Another thing I’m doing to build rapport is to use more positive reinforcement. It seems silly, but I put smiley face stickers next to my kids’ journal scores if they did a good job. It takes a few extra seconds which can add up if you have a full load of classes to grade. Thankfully, I just have half. So I decided this one small thing could possibly make a big difference. They may not be in elementary school, but I still think they like the positive recognition. “Gold stars” are always a cool thing, right?

I’m trying to use the harder academic language more frequently in class. I also plan to draw students’ attention more to author’s purpose because I think they have a hard time identifying that, and therefore have a hard time comprehending. I’ve actually looked at the kids’ Lexiles to identify the at-risk kids. I’ve reached out to one student and provided him a list of books at his level in our library catalog. I have plans to have my students fill out an evaluation form at the end of the term when they have a good grasp of my style. If they're honest and constructive, I hope it will confirm the areas I believe are my strengths and direct me on improving my areas of weakness. 

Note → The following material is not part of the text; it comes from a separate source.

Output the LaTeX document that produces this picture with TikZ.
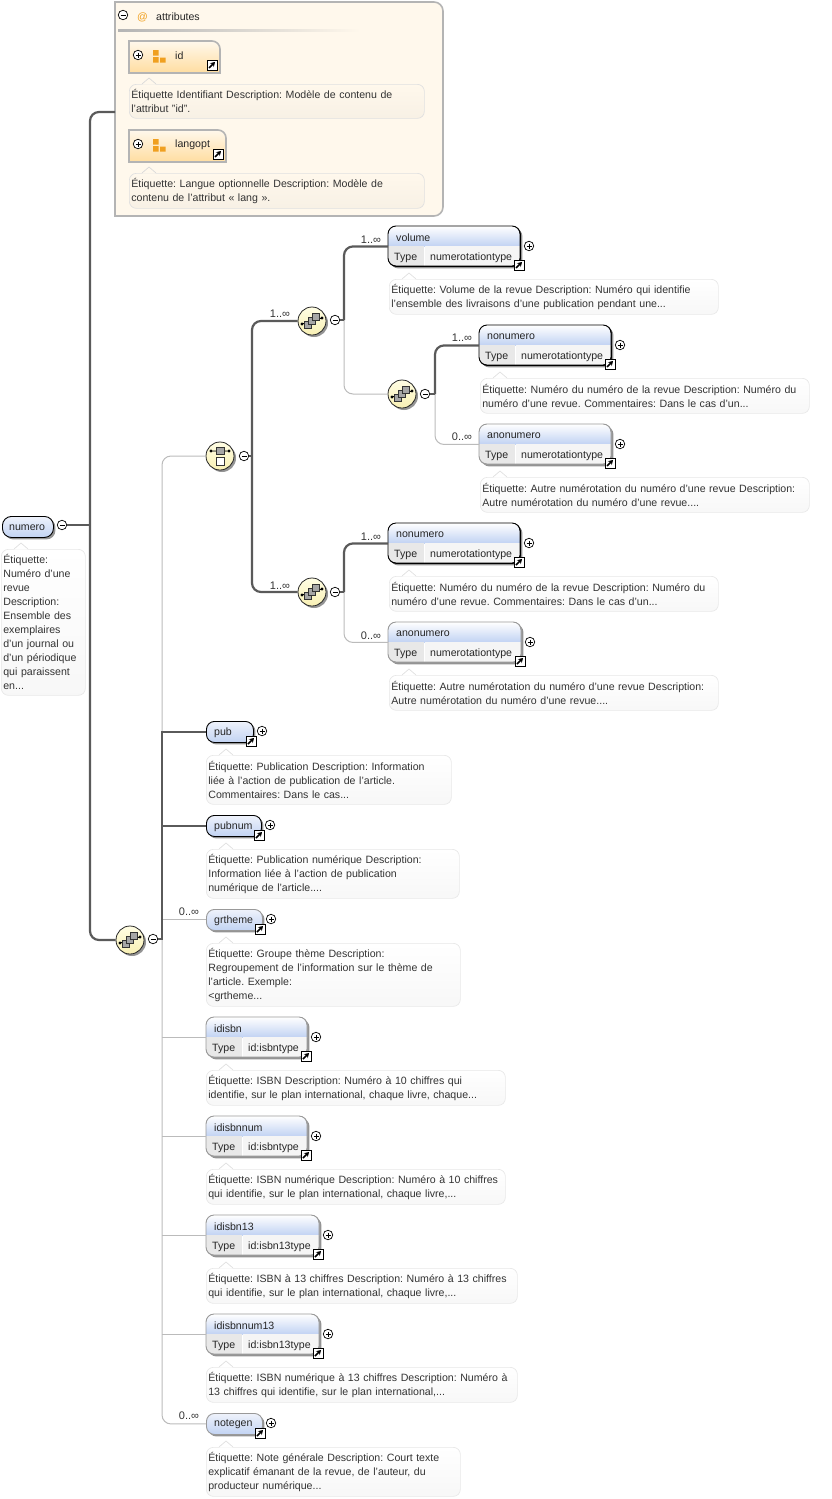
\documentclass[tikz,border=0pt]{standalone}
\usepackage{fontspec}
\setmainfont{Liberation Sans}
\usetikzlibrary{arrows.meta,shadows}
\definecolor{linedark}{HTML}{5A5A5A}
\definecolor{linelight}{HTML}{BBBBBB}
\definecolor{attrcream}{HTML}{FFF8EC}
\definecolor{attrline}{HTML}{B4B4B4}
\definecolor{attrorange}{HTML}{F0A020}
\definecolor{attrbottom}{HTML}{FFDDA0}
\definecolor{elemblue}{HTML}{C2D3F3}
\definecolor{elemtop}{HTML}{EEF2FB}
\definecolor{compyellow}{HTML}{F8F0B4}
\definecolor{comptop}{HTML}{FFFDE4}
\newcommand{\elemfont}{\fontsize{10.6}{14}\selectfont}
\tikzset{
    thickline/.style={linedark,line width=2.2pt,rounded corners=9pt},
    thinline/.style={linelight,line width=1pt,rounded corners=9pt},
    reqelem/.style={draw=black,line width=0.9pt},
    optelem/.style={draw=black!40,line width=0.9pt},
    elemshadow/.style={drop shadow={shadow xshift=2pt,shadow yshift=-2pt,fill=black,opacity=0.42}},
    elemtext/.style={font=\elemfont,anchor=west,inner sep=0pt,text=black!85},
    mult/.style={font=\fontsize{11}{14}\selectfont,inner sep=0pt,text=black!80},
    plusbtn/.style={circle,draw=black,fill=white,line width=0.7pt,minimum size=9.5pt,inner sep=0pt,
        path picture={\draw[line width=0.7pt] (path picture bounding box.center) +(-2.5,0) -- +(2.5,0) +(0,-2.5) -- +(0,2.5);}},
    minusbtn/.style={circle,draw=black,fill=white,line width=0.7pt,minimum size=9.5pt,inner sep=0pt,
        path picture={\draw[line width=0.7pt] (path picture bounding box.center) +(-2.5,0) -- +(2.5,0);}},
    linkbox/.style={draw=black,fill=white,line width=1pt,minimum size=10pt,inner sep=0pt},
    annot/.style={draw=black!9,line width=0.7pt,rounded corners=7pt,top color=white,bottom color=black!3,
        anchor=north west,align=left,font=\elemfont,text=black!80,inner xsep=2pt,inner ysep=0pt},
    attrannot/.style={annot,draw=black!12,top color=attrcream,bottom color=black!3!attrcream},
    compnode/.style={circle,draw=black!85,line width=0.8pt,minimum size=28pt,inner sep=0pt,
        top color=comptop,bottom color=compyellow,elemshadow},
    seqnode/.style={compnode,
        path picture={
            \coordinate (c) at (path picture bounding box.center);
            \draw[black,line width=0.8pt,fill=black] ([shift={(-10,3)}]c) circle (1.1pt) -- ++(20,-6) circle (1.1pt);
            \foreach \d in {-4,0,4} {\draw[black!80,fill=black!35,line width=0.7pt] ([shift={(\d-3.5,-\d-3.5)}]c) rectangle ++(7,7);}
        }},
    choicenode/.style={compnode,
        path picture={
            \coordinate (c) at (path picture bounding box.center);
            \draw[black,line width=0.8pt,fill=black] ([shift={(-9,-5)}]c) circle (1.1pt) -- ++(18,0) circle (1.1pt);
            \draw[black!80,fill=black!35,line width=0.7pt] ([shift={(-4,-9)}]c) rectangle ++(8,7);
            \draw[black!80,fill=white,line width=0.7pt] ([shift={(-4,1)}]c) rectangle ++(8,8);
        }}
}
% the small arrow box
\newcommand{\linkicon}[3]{
    \node[linkbox] (#1) at (#2,#3) {};
    \draw[-{Stealth[length=4.5pt,width=5.5pt]},line width=1.5pt] (#2-3,#3+3) -- (#2+3,#3-3);
}
% name, x, y, width, line style, text
\newcommand{\simpleelem}[6]{
    \node[#5,elemshadow,rounded corners=8pt,top color=elemtop,bottom color=elemblue,anchor=north west,minimum width=#4pt,minimum height=21pt,inner sep=0pt] (#1) at (#2,#3) {};
    \node[elemtext] (#1Name) at (#2+8,#3+11.5) {#6};
    \node[plusbtn] (#1Plus) at (#2+#4+9,#3+10) {};
    \linkicon{#1Link}{#2+#4-2}{#3+20}
}
% name, x, y, width, line style, text, type
\newcommand{\typedelem}[7]{
    \node[#5,elemshadow,rounded corners=8pt,fill=white,anchor=north west,minimum width=#4pt,minimum height=40pt,inner sep=0pt] (#1) at (#2,#3) {};
    \begin{scope}
        \clip[rounded corners=8pt] (#2,#3) rectangle ++(#4,40);
        \path[top color=white,bottom color=elemblue] (#2,#3) rectangle ++(#4,20);
        \fill[black!9] (#2,#3+20) rectangle ++(36,20);
        \fill[black!4] (#2+37,#3+20) rectangle ++(#4-37,20);
    \end{scope}
    \draw[#5,rounded corners=8pt] (#2,#3) rectangle ++(#4,40);
    \node[elemtext] (#1Name) at (#2+8,#3+11.5) {#6};
    \node[elemtext] (#1Label) at (#2+6,#3+31.5) {Type};
    \node[elemtext] (#1Type) at (#2+42,#3+31.5) {#7};
    \node[plusbtn] (#1Plus) at (#2+#4+9,#3+20) {};
    \linkicon{#1Link}{#2+#4-1}{#3+39}
}
% name, x, y, width, height, text
\newcommand{\annotbox}[6]{
    \node[annot,minimum width=#4pt,minimum height=#5pt,text width=#4pt-4pt] (#1) at (#2,#3) {#6};
    \fill[white] (#2+13,#3+0.5) -- (#2+20,#3-6) -- (#2+27,#3+0.5) -- cycle;
    \draw[black!12,line width=0.7pt] (#2+13,#3) -- (#2+20,#3-6) -- (#2+27,#3);
}
\newcommand{\attrannotbox}[6]{
    \node[attrannot,minimum width=#4pt,minimum height=#5pt,text width=#4pt-4pt] (#1) at (#2,#3) {#6};
    \fill[attrcream] (#2+13,#3+0.5) -- (#2+20,#3-6) -- (#2+27,#3+0.5) -- cycle;
    \draw[black!15,line width=0.7pt] (#2+13,#3) -- (#2+20,#3-6) -- (#2+27,#3);
}
% name, x, y, width, text
\newcommand{\attrelem}[5]{
    \draw[attrline,line width=1.6pt,top color=attrcream,bottom color=attrbottom] (#2,#3) -- (#2+#4-8,#3) [rounded corners=8pt] -- (#2+#4,#3) [sharp corners] -- (#2+#4,#3+32) -- (#2,#3+32) -- cycle;
    \node[plusbtn] (#1Plus) at (#2+9,#3+14) {};
    \fill[attrorange] (#2+24,#3+9) rectangle ++(5.5,5.5) (#2+24,#3+16) rectangle ++(5.5,5.5) (#2+31,#3+16.5) rectangle ++(5.5,5);
    \node[elemtext] (#1Name) at (#2+46,#3+15) {#5};
}
\begin{document}
\frenchspacing
\begin{tikzpicture}[x=1pt,y=-1pt]
    \useasboundingbox (0,0) rectangle (832,1499);
    % attributes
    \draw[attrline,line width=1.6pt,fill=attrcream] (115,2) -- (433,2) [rounded corners=9pt] -- (443,2) -- (443,216) [sharp corners] -- (115,216) -- cycle;
    \path[left color=attrline,right color=attrcream] (118,29.5) rectangle (360,31);
    \node[minusbtn] (attributesMinus) at (123,15) {};
    \node[elemtext,text=attrorange] (attributesAt) at (137,17) {@};
    \node[elemtext] (attributesName) at (156,17) {attributes};
    \attrelem{id}{129}{41}{91}{id}
    \linkicon{idLink}{212}{65}
    \attrannotbox{idNote}{129}{84}{295}{34}{Étiquette Identifiant Description: Modèle de contenu de\\l’attribut ”id”.}
    \attrelem{langopt}{129}{130}{97}{langopt}
    \linkicon{langoptLink}{218}{154}
    \attrannotbox{langoptNote}{129}{173}{295}{35}{Étiquette: Langue optionnelle Description: Modèle de\\contenu de l’attribut « lang ».}
    \coordinate (attributesIn) at (115,112);
    % root
    \node[reqelem,elemshadow,rounded corners=9pt,top color=elemtop,bottom color=elemblue,anchor=north west,minimum width=51pt,minimum height=21pt,inner sep=0pt] (numero) at (2,516) {};
    \node[elemtext] (numeroName) at (9,527.5) {numero};
    \node[minusbtn] (numeroMinus) at (62,525) {};
    \annotbox{numeroNote}{1}{549}{84}{146}{Étiquette:\\Numéro d’une\\revue\\Description:\\Ensemble des\\exemplaires\\d'un journal ou\\d'un périodique\\qui paraissent\\en...}
    % groups
    \node[seqnode] (mainSeq) at (130,940) {};
    \node[minusbtn] (mainSeqMinus) at (153,939) {};
    \node[choicenode] (mainChoice) at (220,456) {};
    \node[minusbtn] (mainChoiceMinus) at (244,456) {};
    \node[seqnode] (seqA) at (312,321) {};
    \node[minusbtn] (seqAMinus) at (335,320) {};
    \node[seqnode] (seqB) at (402,394) {};
    \node[minusbtn] (seqBMinus) at (425,394) {};
    \node[seqnode] (seqC) at (312,592) {};
    \node[minusbtn] (seqCMinus) at (335,592) {};
    % elements
    \typedelem{volume}{388}{226}{132}{reqelem}{volume}{numerotationtype}
    \annotbox{volumeNote}{389}{279}{329}{35}{Étiquette: Volume de la revue Description: Numéro qui identifie\\l’ensemble des livraisons d'une publication pendant une...}
    \typedelem{nonumeroA}{479}{325}{132}{reqelem}{nonumero}{numerotationtype}
    \annotbox{nonumeroANote}{480}{378}{329}{35}{Étiquette: Numéro du numéro de la revue Description: Numéro du\\numéro d’une revue. Commentaires: Dans le cas d’un...}
    \typedelem{anonumeroA}{479}{424}{132}{optelem}{anonumero}{numerotationtype}
    \annotbox{anonumeroANote}{480}{477}{329}{35}{Étiquette: Autre numérotation du numéro d'une revue Description:\\Autre numérotation du numéro d’une revue....}
    \typedelem{nonumeroB}{388}{523}{132}{reqelem}{nonumero}{numerotationtype}
    \annotbox{nonumeroBNote}{389}{576}{329}{35}{Étiquette: Numéro du numéro de la revue Description: Numéro du\\numéro d’une revue. Commentaires: Dans le cas d’un...}
    \typedelem{anonumeroB}{388}{622}{133}{optelem}{anonumero}{numerotationtype}
    \annotbox{anonumeroBNote}{389}{675}{329}{35}{Étiquette: Autre numérotation du numéro d'une revue Description:\\Autre numérotation du numéro d’une revue....}
    \simpleelem{pub}{206}{721}{47}{reqelem}{pub}
    \annotbox{pubNote}{206}{755}{245}{49}{Étiquette: Publication Description: Information\\liée à l'action de publication de l'article.\\Commentaires: Dans le cas...}
    \simpleelem{pubnum}{206}{815}{55}{reqelem}{pubnum}
    \annotbox{pubnumNote}{206}{849}{253}{49}{Étiquette: Publication numérique Description:\\Information liée à l'action de publication\\numérique de l'article....}
    \simpleelem{grtheme}{206}{909}{56}{optelem}{grtheme}
    \annotbox{grthemeNote}{206}{943}{254}{63}{Étiquette: Groupe thème Description:\\Regroupement de l’information sur le thème de\\l’article. Exemple:\\<grtheme...}
    \typedelem{idisbn}{206}{1017}{101}{optelem}{idisbn}{id:isbntype}
    \annotbox{idisbnNote}{206}{1070}{299}{35}{Étiquette: ISBN Description: Numéro à 10 chiffres qui\\identifie, sur le plan international, chaque livre, chaque...}
    \typedelem{idisbnnum}{206}{1116}{101}{optelem}{idisbnnum}{id:isbntype}
    \annotbox{idisbnnumNote}{206}{1169}{299}{35}{Étiquette: ISBN numérique Description: Numéro à 10 chiffres\\qui identifie, sur le plan international, chaque livre,...}
    \typedelem{idisbnA}{206}{1215}{113}{optelem}{idisbn13}{id:isbn13type}
    \annotbox{idisbnANote}{206}{1268}{311}{35}{Étiquette: ISBN à 13 chiffres Description: Numéro à 13 chiffres\\qui identifie, sur le plan international, chaque livre,...}
    \typedelem{idisbnnumA}{206}{1314}{113}{optelem}{idisbnnum13}{id:isbn13type}
    \annotbox{idisbnnumANote}{206}{1367}{311}{35}{Étiquette: ISBN numérique à 13 chiffres Description: Numéro à\\13 chiffres qui identifie, sur le plan international,...}
    \simpleelem{notegen}{206}{1413}{56}{optelem}{notegen}
    \annotbox{notegenNote}{206}{1447}{254}{49}{Étiquette: Note générale Description: Court texte\\explicatif émanant de la revue, de l’auteur, du\\producteur numérique...}
    % multiplicities
    \node[mult] (volumeMult) at (371,240) {1..∞};
    \node[mult] (nonumeroAMult) at (462,338) {1..∞};
    \node[mult] (anonumeroAMult) at (462,437) {0..∞};
    \node[mult] (seqAMult) at (280,314) {1..∞};
    \node[mult] (seqCMult) at (280,586) {1..∞};
    \node[mult] (nonumeroBMult) at (371,537) {1..∞};
    \node[mult] (anonumeroBMult) at (371,636) {0..∞};
    \node[mult] (grthemeMult) at (189,912) {0..∞};
    \node[mult] (notegenMult) at (189,1416) {0..∞};
    % connectors
    \coordinate (mainBus) at (90,525);
    \coordinate (elemBus) at (162,939);
    \coordinate (choiceBus) at (252,456);
    \coordinate (seqABus) at (344,320);
    \coordinate (seqBBus) at (435,394);
    \coordinate (seqCBus) at (344,592);
    \draw[thickline] (numeroMinus) -- (mainBus);
    \draw[thickline] (attributesIn) -| (mainBus) |- (mainSeq.west);
    \draw[thinline] (mainChoice.west) -| (elemBus) |- (notegen.west);
    \draw[thinline,sharp corners] (elemBus |- grtheme.west) -- (grtheme.west);
    \draw[thinline,sharp corners] (elemBus |- idisbn.west) -- (idisbn.west);
    \draw[thinline,sharp corners] (elemBus |- idisbnnum.west) -- (idisbnnum.west);
    \draw[thinline,sharp corners] (elemBus |- idisbnA.west) -- (idisbnA.west);
    \draw[thinline,sharp corners] (elemBus |- idisbnnumA.west) -- (idisbnnumA.west);
    \draw[thickline,sharp corners] (mainSeqMinus) -- (elemBus) |- (pub.west);
    \draw[thickline,sharp corners] (elemBus |- pubnum.west) -- (pubnum.west);
    \draw[thickline] (mainChoiceMinus) -- (choiceBus);
    \draw[thickline] (seqA.west) -| (choiceBus) |- (seqC.west);
    \draw[thinline] (seqABus) |- (seqB.west);
    \draw[thickline] (seqAMinus) -- (seqABus);
    \draw[thickline] (seqABus) |- (volume.west);
    \draw[thinline] (seqBBus) |- (anonumeroA.west);
    \draw[thickline] (seqBMinus) -- (seqBBus);
    \draw[thickline] (seqBBus) |- (nonumeroA.west);
    \draw[thinline] (seqCBus) |- (anonumeroB.west);
    \draw[thickline] (seqCMinus) -- (seqCBus);
    \draw[thickline] (seqCBus) |- (nonumeroB.west);
\end{tikzpicture}
\end{document}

It’s funny that I’m making all these goals and feel I’ve progressed so much this year at a time when I’m considering bowing out of teaching in the next year or two. I guess I figure we should always be trying to improve. Because it’s not worth doing if it’s not worth doing well, right? If I don’t care about being the best teacher for me, I at least want to do my best for the kids. Who knows? Maybe this year will change my mind. 

1 comment:

Cara Jessop said...

Sounds like you're doing a great job, I envy you being able to teach and really get comfortable with it! Why are you thinking of leaving teaching?